I want to search the index of the element in array days[] of uint8_t type which has next-to-next elements of 0x2 and 0x3 using a variable of type uint16_t and print the index value of the element '0x2'. I have assigned 'uint16_t search = 0x23' but I am not sure if that will work
#include <stdio.h>
#include <stdint.h>
int main()
{
uint8_t days[5] = {0x1,0x2,0x3,0x4,0x5};
uint8_t *ptr = days;
uint16_t search = 0x23;
for(uint16_t i=0;i<5;i++){
if (*(ptr+i) == search){
printf("%d", i);
break;
}else{
printf("not found at %d\n", i);
}
}
return 0;
}
To be able to search the uint8 array in pairs as uint16, you need to cast the pointer of the array from uint8 to uint16 before the comparison. Following is how the code should look like:
#include <stdio.h>
#include <stdint.h>
int main()
{
uint8_t days[5] = {0x1,0x2,0x3,0x4,0x5};
uint8_t *ptr = days;
uint16_t search = 0x0302;
for(uint16_t i=0;i<4;i++){
if (*((uint16_t *) (ptr+i) ) == search){
printf("%d", i);
break;
}else{
printf("not found at %d\n", i);
}
}
return 0;
}
Note that I am casting the (uint16_t *)
the pointer that was incremented as uint8_t
with the (ptr+i)
in order to travel trough the array in steps of uint8_t
Also note that I had lowered the loop to 4 times instead of 5, since by converting the last element of the array to uint16_t
you will get outside of the boundaries of the array.
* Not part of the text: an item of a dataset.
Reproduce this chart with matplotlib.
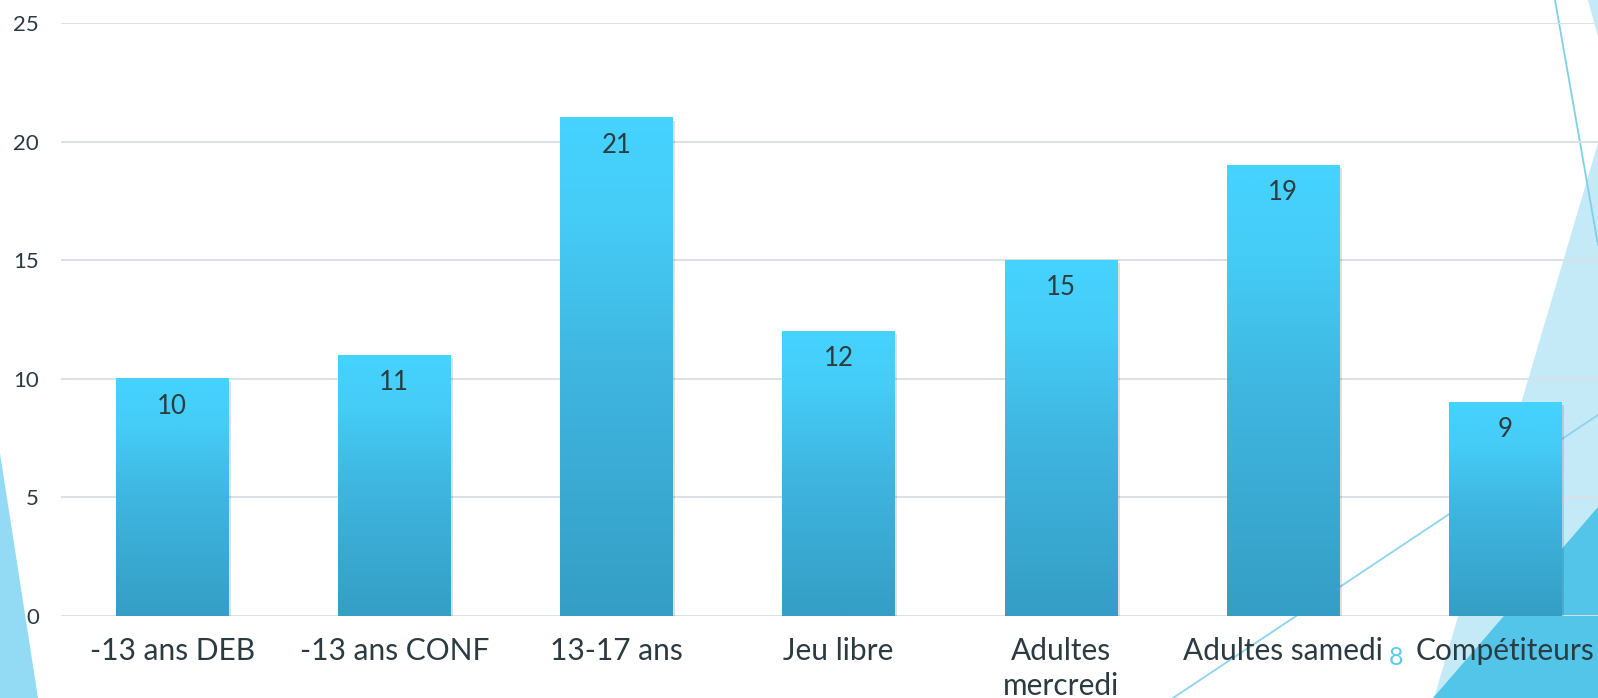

Finally, the value you are searching should be 0x0302
not 0x23
. First because the 0x03
and 0x02
are the values that will be stored in the uint8
, and second, since due to endianness
of the CPU, they will be in opposite order in the memory when converted to uint16_t
Note: When using cast you should be certain how the cast will be interpreted, meaning not to overrun the boundaries of the variables, otherwise you might cause segmentation faults, or even silent problems which will lead to an undefined behavior of your program.